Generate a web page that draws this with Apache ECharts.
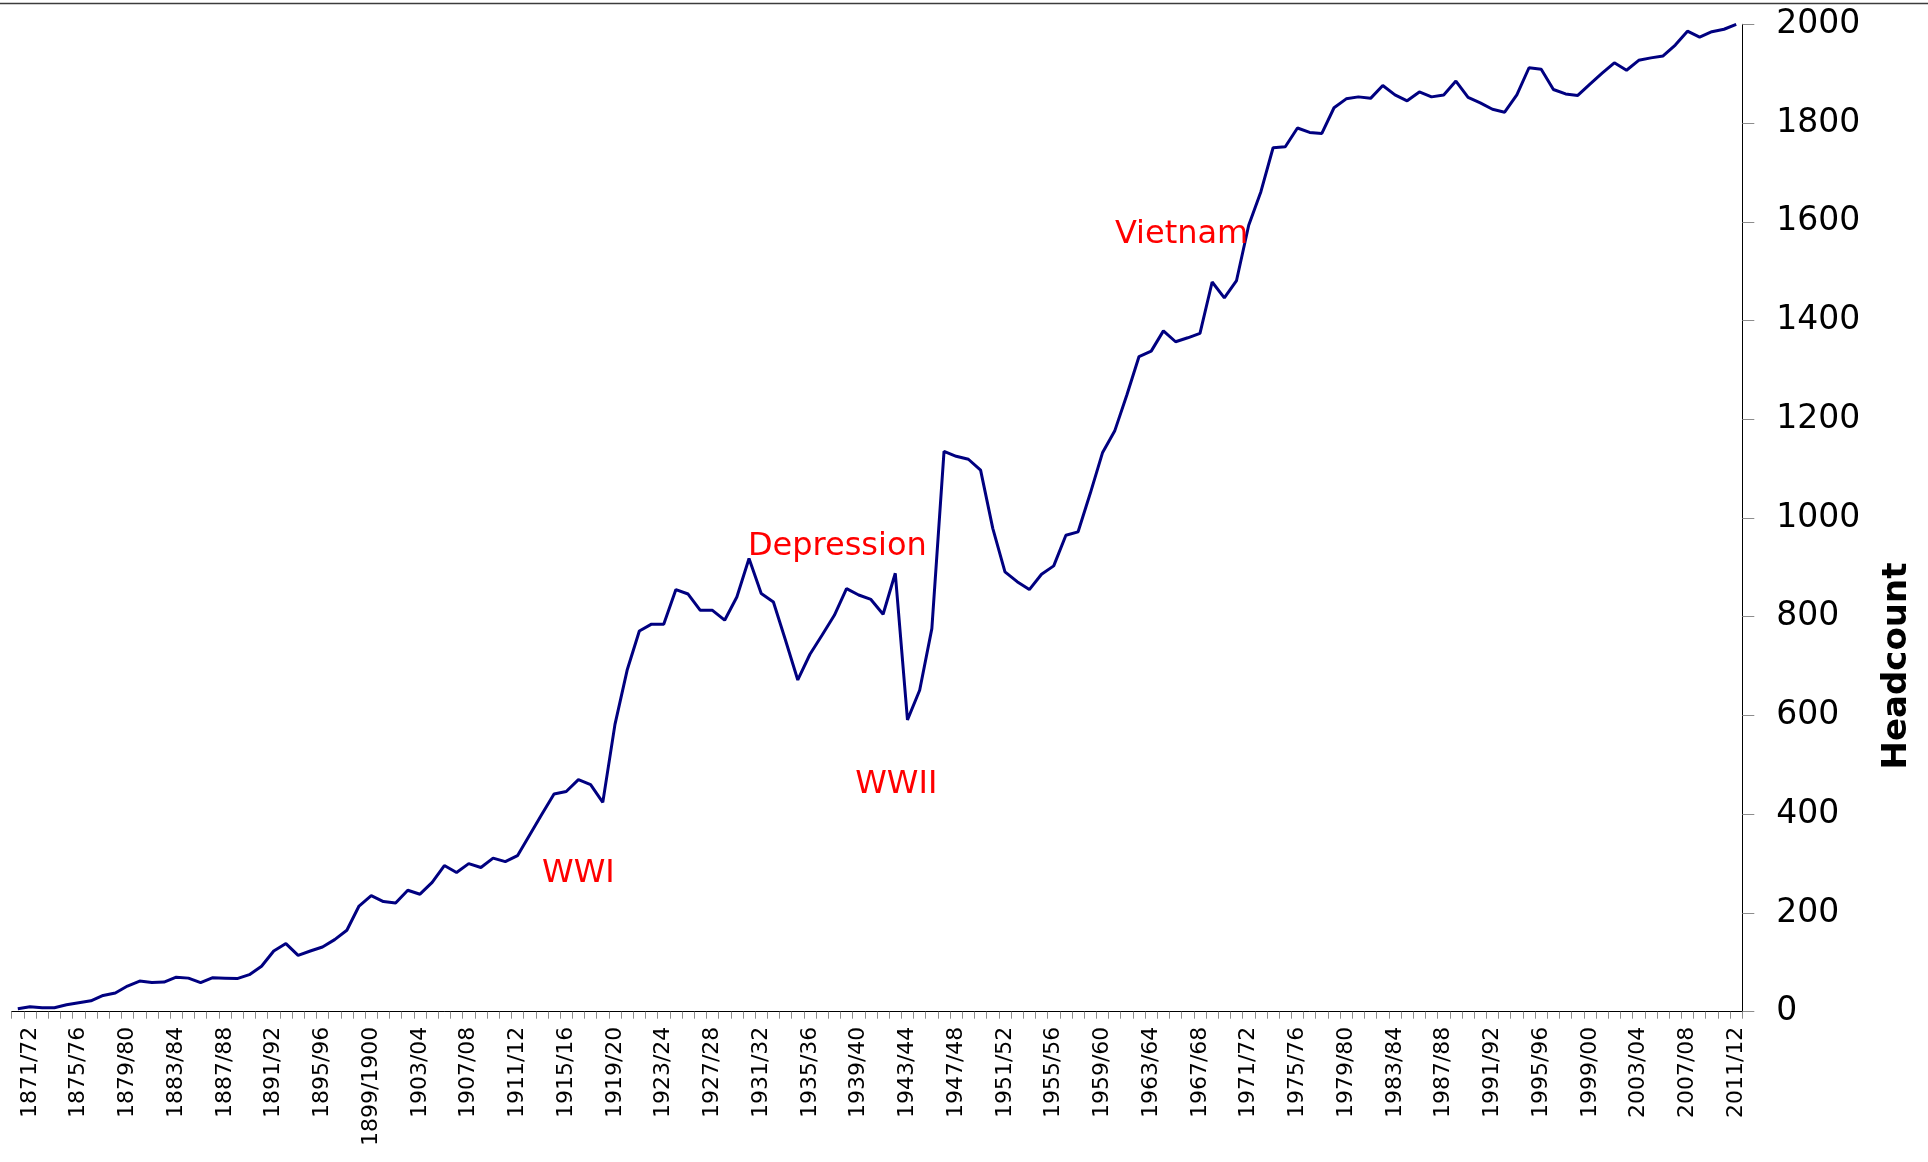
<!DOCTYPE html>
<html>
<head>
<meta charset="utf-8">
<title>Headcount 1870/71 – 2011/12</title>
<script src="https://cdn.jsdelivr.net/npm/echarts@6/dist/echarts.min.js"></script>
<style>
  html, body { margin: 0; padding: 0; background: #ffffff; }
  #chart { width: 1928px; height: 1162px; }
</style>
</head>
<body>
<div id="chart"></div>
<script>
// Financial years, 1870/71 to 2011/12 (one category per year)
const firstYear = 1870;
const lastYear = 2011;
const seasons = [];
for (let y = firstYear; y <= lastYear; y++) {
  const next = y + 1;
  const tail = next === 1900 ? '1900' : String(next % 100).padStart(2, '0');
  seasons.push(y + '/' + tail);
}

// Headcount per year
const headcount = [
  6, 10, 8, 8, 14, 18, 22, 33, 38, 52,
  62, 59, 60, 70, 68, 59, 69, 68, 67, 75,
  92, 123, 138, 114, 123, 131, 146, 165, 214, 235,
  223, 220, 246, 238, 262, 296, 282, 300, 292, 311,
  304, 316, 358, 400, 441, 446, 470, 460, 424, 582,
  692, 771, 785, 785, 855, 846, 813, 813, 793, 840,
  918, 847, 830, 752, 672, 724, 763, 803, 857, 844,
  835, 805, 888, 591, 651, 776, 1135, 1125, 1119, 1097,
  979, 891, 871, 855, 886, 903, 965, 972, 1050, 1132,
  1176, 1249, 1327, 1338, 1379, 1357, 1365, 1374, 1478, 1446,
  1481, 1593, 1661, 1750, 1752, 1790, 1781, 1779, 1831, 1849,
  1853, 1850, 1876, 1857, 1845, 1863, 1853, 1857, 1885, 1852,
  1841, 1828, 1822, 1857, 1912, 1909, 1868, 1859, 1856, 1879,
  1901, 1922, 1907, 1927, 1932, 1936, 1958, 1986, 1974, 1985,
  1990, 2000
];

// Value axis ticks
const yTicks = [0, 200, 400, 600, 800, 1000, 1200, 1400, 1600, 1800, 2000];

// Event annotations placed in data space
const eventNames = ['WWI', 'Depression', 'WWII', 'Vietnam'];
const eventSeasons = ['1916/17', '1937/38', '1942/43', '1965/66'];
const eventLevels = [279, 942, 460, 1573];

const FONT = '"DejaVu Sans", Verdana, sans-serif';

const chart = echarts.init(document.getElementById('chart'), null, { renderer: 'canvas' });

// small horizontal nudges so each label sits centred over its period
const eventOffsets = [0, 3, 1, 6];

chart.setOption({
  animation: false,
  backgroundColor: '#ffffff',
  grid: { left: 11.7, right: 185.7, top: 24.3, bottom: 150.3, containLabel: false },
  xAxis: {
    type: 'category',
    data: seasons,
    boundaryGap: true,
    axisLine: { lineStyle: { color: '#000000', width: 1 } },
    axisTick: { show: true, interval: 0, length: 7, lineStyle: { color: '#8c8c8c', width: 1 } },
    axisLabel: {
      interval: function (idx) { return (idx - 1) % 4 === 0; },
      rotate: 90,
      margin: 15,
      color: '#000000',
      fontFamily: FONT,
      fontSize: 22
    },
    splitLine: { show: false }
  },
  yAxis: {
    type: 'value',
    position: 'right',
    min: yTicks[0],
    max: yTicks[yTicks.length - 1],
    interval: yTicks[1] - yTicks[0],
    axisLine: { show: true, lineStyle: { color: '#000000', width: 1 } },
    axisTick: { show: true, length: 12, lineStyle: { color: '#8c8c8c', width: 1 } },
    axisLabel: {
      margin: 34,
      color: '#000000',
      fontFamily: FONT,
      fontSize: 33,
      formatter: function (v) { return String(v); }
    },
    splitLine: { show: false }
  },
  graphic: [
    {
      type: 'line',
      shape: { x1: 0, y1: 3.5, x2: 1928, y2: 3.5 },
      style: { stroke: '#3c3c3c', lineWidth: 1.5 },
      silent: true
    },
    {
      type: 'text',
      x: 1897,
      y: 666,
      rotation: Math.PI / 2,
      silent: true,
      style: {
        text: 'Headcount',
        fill: '#000000',
        font: 'bold 34px ' + FONT,
        textAlign: 'center',
        textVerticalAlign: 'middle'
      }
    }
  ],
  series: [
    {
      type: 'line',
      data: headcount,
      showSymbol: false,
      symbol: 'none',
      lineStyle: { color: '#000080', width: 3 },
      itemStyle: { color: '#000080' },
      markPoint: {
        silent: true,
        symbol: 'circle',
        symbolSize: 1,
        itemStyle: { color: 'rgba(0,0,0,0)' },
        label: {
          show: true,
          position: 'inside',
          color: '#ff0000',
          fontFamily: FONT,
          fontSize: 32
        },
        data: eventNames.map(function (name, i) {
          return {
            name: name,
            coord: [eventSeasons[i], eventLevels[i]],
            label: { formatter: name, offset: [eventOffsets[i], 0] }
          };
        })
      }
    }
  ]
});
</script>
</body>
</html>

— INSTRUCTIONS FOR THE TASK —
Retype everything in the material word for word, minus pictures.

— OUTPUT OF THE TASK —
Generate a web page that draws this with Apache ECharts.
<!DOCTYPE html>
<html>
<head>
<meta charset="utf-8">
<title>Headcount 1870/71 – 2011/12</title>
<script src="https://cdn.jsdelivr.net/npm/echarts@6/dist/echarts.min.js"></script>
<style>
  html, body { margin: 0; padding: 0; background: #ffffff; }
  #chart { width: 1928px; height: 1162px; }
</style>
</head>
<body>
<div id="chart"></div>
<script>
// Financial years, 1870/71 to 2011/12 (one category per year)
const firstYear = 1870;
const lastYear = 2011;
const seasons = [];
for (let y = firstYear; y <= lastYear; y++) {
  const next = y + 1;
  const tail = next === 1900 ? '1900' : String(next % 100).padStart(2, '0');
  seasons.push(y + '/' + tail);
}

// Headcount per year
const headcount = [
  6, 10, 8, 8, 14, 18, 22, 33, 38, 52,
  62, 59, 60, 70, 68, 59, 69, 68, 67, 75,
  92, 123, 138, 114, 123, 131, 146, 165, 214, 235,
  223, 220, 246, 238, 262, 296, 282, 300, 292, 311,
  304, 316, 358, 400, 441, 446, 470, 460, 424, 582,
  692, 771, 785, 785, 855, 846, 813, 813, 793, 840,
  918, 847, 830, 752, 672, 724, 763, 803, 857, 844,
  835, 805, 888, 591, 651, 776, 1135, 1125, 1119, 1097,
  979, 891, 871, 855, 886, 903, 965, 972, 1050, 1132,
  1176, 1249, 1327, 1338, 1379, 1357, 1365, 1374, 1478, 1446,
  1481, 1593, 1661, 1750, 1752, 1790, 1781, 1779, 1831, 1849,
  1853, 1850, 1876, 1857, 1845, 1863, 1853, 1857, 1885, 1852,
  1841, 1828, 1822, 1857, 1912, 1909, 1868, 1859, 1856, 1879,
  1901, 1922, 1907, 1927, 1932, 1936, 1958, 1986, 1974, 1985,
  1990, 2000
];

// Value axis ticks
const yTicks = [0, 200, 400, 600, 800, 1000, 1200, 1400, 1600, 1800, 2000];

// Event annotations placed in data space
const eventNames = ['WWI', 'Depression', 'WWII', 'Vietnam'];
const eventSeasons = ['1916/17', '1937/38', '1942/43', '1965/66'];
const eventLevels = [279, 942, 460, 1573];

const FONT = '"DejaVu Sans", Verdana, sans-serif';

const chart = echarts.init(document.getElementById('chart'), null, { renderer: 'canvas' });

// small horizontal nudges so each label sits centred over its period
const eventOffsets = [0, 3, 1, 6];

chart.setOption({
  animation: false,
  backgroundColor: '#ffffff',
  grid: { left: 11.7, right: 185.7, top: 24.3, bottom: 150.3, containLabel: false },
  xAxis: {
    type: 'category',
    data: seasons,
    boundaryGap: true,
    axisLine: { lineStyle: { color: '#000000', width: 1 } },
    axisTick: { show: true, interval: 0, length: 7, lineStyle: { color: '#8c8c8c', width: 1 } },
    axisLabel: {
      interval: function (idx) { return (idx - 1) % 4 === 0; },
      rotate: 90,
      margin: 15,
      color: '#000000',
      fontFamily: FONT,
      fontSize: 22
    },
    splitLine: { show: false }
  },
  yAxis: {
    type: 'value',
    position: 'right',
    min: yTicks[0],
    max: yTicks[yTicks.length - 1],
    interval: yTicks[1] - yTicks[0],
    axisLine: { show: true, lineStyle: { color: '#000000', width: 1 } },
    axisTick: { show: true, length: 12, lineStyle: { color: '#8c8c8c', width: 1 } },
    axisLabel: {
      margin: 34,
      color: '#000000',
      fontFamily: FONT,
      fontSize: 33,
      formatter: function (v) { return String(v); }
    },
    splitLine: { show: false }
  },
  graphic: [
    {
      type: 'line',
      shape: { x1: 0, y1: 3.5, x2: 1928, y2: 3.5 },
      style: { stroke: '#3c3c3c', lineWidth: 1.5 },
      silent: true
    },
    {
      type: 'text',
      x: 1897,
      y: 666,
      rotation: Math.PI / 2,
      silent: true,
      style: {
        text: 'Headcount',
        fill: '#000000',
        font: 'bold 34px ' + FONT,
        textAlign: 'center',
        textVerticalAlign: 'middle'
      }
    }
  ],
  series: [
    {
      type: 'line',
      data: headcount,
      showSymbol: false,
      symbol: 'none',
      lineStyle: { color: '#000080', width: 3 },
      itemStyle: { color: '#000080' },
      markPoint: {
        silent: true,
        symbol: 'circle',
        symbolSize: 1,
        itemStyle: { color: 'rgba(0,0,0,0)' },
        label: {
          show: true,
          position: 'inside',
          color: '#ff0000',
          fontFamily: FONT,
          fontSize: 32
        },
        data: eventNames.map(function (name, i) {
          return {
            name: name,
            coord: [eventSeasons[i], eventLevels[i]],
            label: { formatter: name, offset: [eventOffsets[i], 0] }
          };
        })
      }
    }
  ]
});
</script>
</body>
</html>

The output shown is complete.